The county’s general fund will operate on $24.6 million. The Highway Department will operate within a $6.4 million budget and the school system on a budget of $81 million. The General Services Debt Fund will take payments of $8.8 million on bond debts and building notes that total over $100 million in borrowed money. The majority of that borrowing has been to finance school additions according to County Mayor Larry Waters.
$905,000 of the General Fund were designated for non-profit gifts. The majority of which went to the counties volunteer fire departments at $589,000; $37k per station with $17,000 each for the Haz Mat unit and the Fire Chiefs fund. The Rescue Squad received $90,000.
The commission also passed a new resolution authorizing rates for the county health plan. Insurance costs for the cities and counties have been steadily rising the last few years and the change was to keep pace with the increases. The county will now pick up $350 of the $380 bill for individuals and $220 of the $420 bill for a dependant.
The Budget Committee was forced to turn down many departmental request for funding. Property Assesor, Johnny King, received a new full time position which is expected to return ten times the salary costs after the first year. Several full time positions were slotted to part time, with hiring dates in March and April to ease the county costs.
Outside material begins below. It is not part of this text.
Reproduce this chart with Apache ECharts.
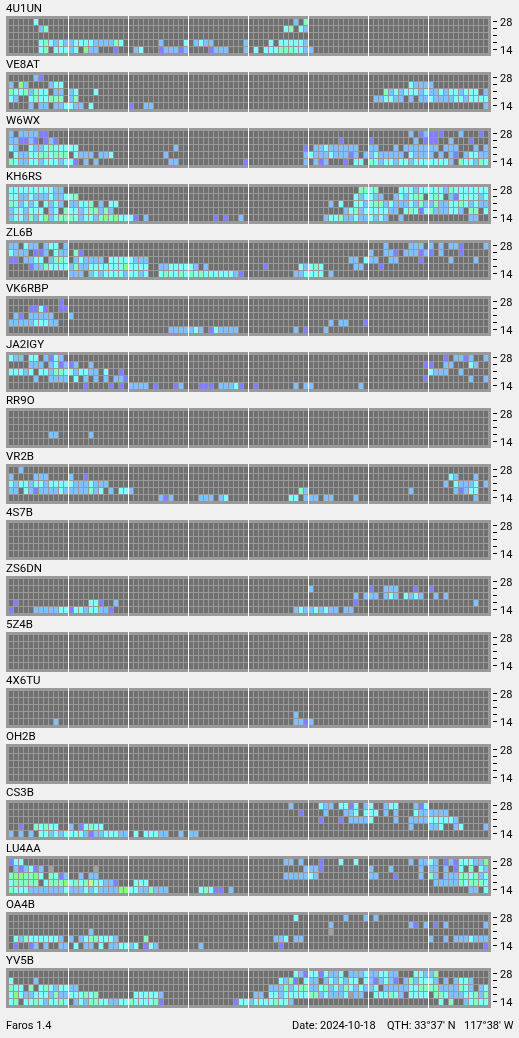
<!DOCTYPE html>
<html>
<head>
<meta charset="utf-8">
<style>html,body{margin:0;padding:0;background:#f0f0f0}#c{width:519px;height:1038px}</style>
<script src="https://cdn.jsdelivr.net/npm/echarts@6/dist/echarts.min.js"></script>
</head>
<body>
<div id="c"></div>
<script>
// Band labels, bottom to top (14 MHz ... 28 MHz)
const bandLabels = ['14', '', '', '', '28'];
// 96 quarter-hour slots per day, a marker every 3 hours
const slotCount = 96;
const hourMarks = [12, 24, 36, 48, 60, 72, 84];
const stationNames = ['4U1UN','VE8AT','W6WX','KH6RS','ZL6B','VK6RBP','JA2IGY','RR9O','VR2B','4S7B','ZS6DN','5Z4B','4X6TU','OH2B','CS3B','LU4AA','OA4B','YV5B'];

// Each station: five rows, top band (28) first. "start:levels" runs, level per slot.
// Levels: 0 none, 1 purple, 2 blue, 3 cyan, 4 teal, 5 green, 6 yellow-green, 9 grey
const d4U1UN = [
 '5:3 57:2 59:4',
 '6:24 55:34 58:32',
 '',
 '6:34323223333222243 30:2 35:3 37:2322 47:2 52:3 54:333332',
 '6:34 9:33323 15:522 21:1 25:23 30:122212 40:1222 47:2 49:3 51:3334443322'];
const dVE8AT = [
 '5:21',
 '0:2 2:52 8:233 80:32222',
 '0:43342433 9:22 12:23 17:3 75:423233323223233233302',
 '0:32 4:3433444 12:24 73:22332202022322223323333',
 '4:2 6:22 9:223322 16:3 24:1 27:22 95:2'];
const dW6WX = [
 '0:2 2:222211 80:2 82:12111 90:2 94:1',
 '0:221121 7:121 66:1 72:1 81:2 83:111 88:2 92:1',
 '0:32 4:3223433333 33:2 59:1 61:223222222 72:22 77:2 79:2222222 87:222 93:2 95:2',
 '1:32233443444 13:3222 18:223 31:2 59:23222322212 71:22322222 80:32222 86:2 88:21 91:23322',
 '0:43223323332331 15:2 17:2 32:22 47:1 59:2 61:212 67:1 69:33 72:43233233233333332 90:433243'];
const dKH6RS = [
 '0:33333333322 70:4434 78:333233333243333333',
 '0:33223222322334 69:323322 77:232344 84:343 88:21333323',
 '0:43232303232022334 18:2 20:33 64:2 66:3 69:332344232223242242233432322',
 '0:233233302304332344242 67:23423333322034313422233204403',
 '0:23324235234443233245453331 27:2 41:1 43:1 46:2 63:2334223223232 78:2 92:22'];
const dZL6B = [
 '0:22 3:322 7:233 11:2 75:2 80:222 84:2 86:2 88:221 95:2',
 '0:3222 5:112 9:322 13:41 72:2 75:221 79:222121 86:2 90:1',
 '0:11 3:2233 8:2443 13:232222 20:33333222 68:22 71:322 76:22 82:1 88:2 93:2',
 '4:122433332422333333353333 30:22333332 39:2 51:1 58:32343 69:22 74:1',
 '12:222 16:232333323323 30:34334343433333321 57:223333 64:2'];
const dVK6RBP = [
 '10:1',
 '4:1131 10:11',
 '1:21 4:22222 12:2',
 '0:2222233322 64:2 66:22 71:1',
 '32:2222232 40:132222 57:2 59:1 63:2'];
const dJA2IGY = [
 '0:322 4:33 7:2132 87:1 89:2212 95:2',
 '4:222 8:231212 16:2 83:11 87:22 92:32',
 '0:33323 6:332443323322 19:3 22:1 84:3222 90:2',
 '5:2 8:2222 13:3 15:2 17:2 19:2 21:221 83:1 92:2 95:2',
 '15:1 20:1 22:1 24:2222 29:1 33:12 38:111 42:22231 49:1 57:2 59:22 70:2'];
const dRR9O = ['', '', '', '8:22 16:2', ''];
const dVR2B = [
 '2:2',
 '0:2 5:222 12:2 15:1 88:32 93:2',
 '0:32332332333332223222 87:2 89:32223 95:2',
 '0:22 3:3212222322222423 20:2 22:332 58:42 80:2 89:21233',
 '30:212 38:222 42:23 56:33 59:222 63:22 69:2 93:2'];
const d4S7B = ['', '', '', '', ''];
const dZS6DN = [
 '',
 '60:2 72:1 75:222 81:1 84:1',
 '69:2 71:222 75:232 79:3232 85:2 87:2',
 '1:1 16:331 21:2 69:1 93:2',
 '0:1 5:2222233133233221 57:232232322 67:22'];
const d5Z4B = ['', '', '', '', ''];
const d4X6TU = ['', '', '', '57:2', '9:2 57:2212'];
const dOH2B = ['', '', '', '', ''];
const dCS3B = [
 '56:2 62:322 66:3313 71:23 75:233 81:213',
 '58:1 63:2 67:223 71:333 75:2 77:2 81:3222222',
 '62:1 66:1 68:22223 77:2 80:2222333332',
 '2:1 5:43433 12:2 14:13433 80:2 84:223 89:23 95:2',
 '0:2 2:2 4:2 6:332323333212233322 25:3 27:33322 34:2 36:22'];
const dLU4AA = [
 '0:133 55:22 58:2 62:1 66:3 69:3 80:2 82:2232 87:121333225',
 '1:212312 8:9 17:9 59:2221 72:2 76:2 82:2 84:22 87:2 89:13 92:4 94:32',
 '0:4554453 8:4312 14:2 16:22 55:2222232 72:22 77:1 82:2 84:42 87:222443423',
 '0:344444 7:344453434633221 25:333 85:22222434443',
 '0:43332222222322232322225533224222 38:34311 44:2 92:22 95:3'];
const dOA4B = [
 '57:3 67:2 71:2 73:2',
 '64:2 80:21 83:2 85:1 87:2 95:2',
 '16:2 64:9',
 '1:3243333332 12:2 14:23443332 27:4 53:223 57:22 84:2 87:2 89:2223222',
 '1:1 4:12 7:2 10:22 13:3 15:22 18:3 20:223323 27:132 38:2 54:1 95:1'];
const dYV5B = [
 '57:321331322302223223322 81:33224',
 '0:3 5:2 54:3241 59:322 63:2323233 71:3212321 79:2423332 87:2 89:2332',
 '0:433 4:4 6:34323322 52:22242344223423243232230222223344442222432023',
 '0:353223332422333434 25:333332 49:22 52:33233333442322239220033343203333044322233424',
 '0:340334323343 13:232443322334333341 45:133233334332 86:3 88:4 91:23433'];

const stationRows = [d4U1UN,dVE8AT,dW6WX,dKH6RS,dZL6B,dVK6RBP,dJA2IGY,dRR9O,dVR2B,d4S7B,dZS6DN,d5Z4B,d4X6TU,dOH2B,dCS3B,dLU4AA,dOA4B,dYV5B];
const footerLeft = 'Faros 1.4';
const footerDate = 'Date: 2024-10-18';
const footerQth = "QTH: 33°37' N";
const footerLon = "117°38' W";

const levelColors = {0:'#707070',1:'#8080ff',2:'#80c0ff',3:'#80ffff',4:'#80ffc0',5:'#80ff80',6:'#c0ff80',9:'#a0a0a0'};
const FONT = 'Roboto';
const TXT = '#000';

function expand(rows) {
  const out = [];
  rows.forEach((row, r) => {
    const levels = new Array(slotCount).fill(0);
    row.split(' ').filter(Boolean).forEach(run => {
      const [s, l] = run.split(':');
      [...l].forEach((ch, k) => { if (+s + k < slotCount) levels[+s + k] = +ch; });
    });
    levels.forEach((v, c) => out.push([c, 4 - r, v]));
  });
  return out;
}
const slots = Array.from({length: slotCount}, (_, i) => String(i));
const PITCH = 56;
const grids = [], xAxes = [], yAxes = [], series = [], titles = [], graphics = [];

stationNames.forEach((name, i) => {
  const panelTop = 16 + PITCH * i;
  graphics.push({type:'rect', z:-1, silent:true, shape:{x:6, y:panelTop, width:485, height:40}, style:{fill:'#999999'}});
  titles.push({text:name, left:6, top:panelTop - 13, padding:0, textStyle:{fontFamily:FONT, fontSize:11.5, fontWeight:'normal', color:TXT}});
  grids.push({left:8, top:panelTop + 2, width:480, height:35});
  xAxes.push({type:'category', gridIndex:i, data:slots, show:false});
  yAxes.push({type:'category', gridIndex:i, data:bandLabels, position:'right', offset:5,
    axisLine:{show:false},
    axisTick:{show:true, alignWithLabel:true, length:4, lineStyle:{color:'#000', width:1}},
    axisLabel:{show:true, interval:0, margin:7, color:TXT, fontFamily:FONT, fontSize:11,
      formatter: v => v ? '{a|' + v + '}' : '',
      rich:{a:{fontFamily:FONT, fontSize:11, color:TXT, padding:[4,0,0,0]}}},
    splitLine:{show:false}});
  series.push({
    type:'custom', name:name, xAxisIndex:i, yAxisIndex:i, coordinateSystem:'cartesian2d',
    animation:false, silent:true, encode:{x:0, y:1},
    data: expand(stationRows[i]),
    renderItem(params, api) {
      const p = api.coord([api.value(0), api.value(1)]);
      const s = api.size([1, 1]);
      return {type:'rect',
        shape:{x:Math.round(p[0] - s[0]/2) + 1, y:Math.round(p[1] - s[1]/2) + 1, width:s[0] - 1, height:s[1] - 1},
        style:{fill:levelColors[api.value(2)]}};
    }
  });
  series.push({
    type:'custom', name:name + ' hours', xAxisIndex:i, yAxisIndex:i, coordinateSystem:'cartesian2d',
    animation:false, silent:true, clip:false, encode:{x:0},
    data: hourMarks.map(h => [h, 0]),
    renderItem(params, api) {
      const p = api.coord([api.value(0), 0]);
      const s = api.size([1, 1]);
      return {type:'rect', shape:{x:Math.round(p[0] - s[0]/2), y:panelTop, width:1, height:40}, style:{fill:'#ffffff'}};
    }
  });
});
const footY = 1021;
[[footerLeft,6],[footerDate,292],[footerQth,387],[footerLon,464]].forEach(([t,x]) => {
  titles.push({text:t, left:x, top:footY, padding:0, textStyle:{fontFamily:FONT, fontSize:11, fontWeight:'normal', color:TXT}});
});

const chart = echarts.init(document.getElementById('c'), null, {renderer:'canvas', width:519, height:1038});
chart.setOption({
  backgroundColor:'#f0f0f0', animation:false, tooltip:{show:false},
  title:titles, grid:grids, xAxis:xAxes, yAxis:yAxes, series:series, graphic:graphics
});
</script>
</body>
</html>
Included in this was a if needed position in County Planner David Taylor’s office to deal with the new Storm Water Phase II program the county was forced to adopt.
A new ambulance and EMT team to help service Pigeon Forge was included as the only major addition to a bare budget. “Revenues are down, they are down in the cities and they are down across the state,” said Waters early in the process, echoing the feelings of many commissioners.